Entrepreneur Nell Newman, president of Newman’s Own Organics, concurs. “Annie Farrell is one of those people whose breadth and depth of knowledge takes your breath away. The little time I’ve spent with her was a learning experience I will never forget.”
Now that Millstone is “humming along,” Farrell and Fink are focused on building community. They support new organic farms and gardens in suburban backyards and urban “food deserts” around the region. They teach teachers, host school groups and workshops, and employ a handful of summer interns on the farm. They’ve helped build a 200-plus family community garden at Fodor Farm in Norwalk, and Farrell is working on plans for an edible garden at Stepping Stones Museum for Children. Part of what they’re teaching is economics. “We try to look at the cost of inputs and minimize all that and show that you can grow this much on a square foot and do it all by hand.”

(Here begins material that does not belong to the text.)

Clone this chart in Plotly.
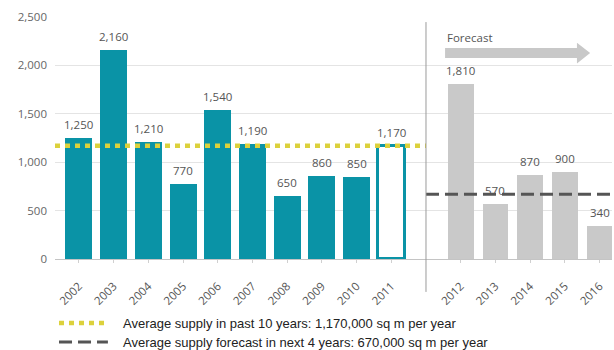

This grass-roots component is part and parcel of Millstone’s mission of building a healthy local food system that enhances the natural and social environment: “It’s the anti-precious; that’s what turns us on,” she says. While she continues to design sustainable “rocket ships” for the future, Farrell’s advice for now is simple: “If you can’t do it yourself, join a CSA or neighborhood garden. It’s best if it’s in walking distance.”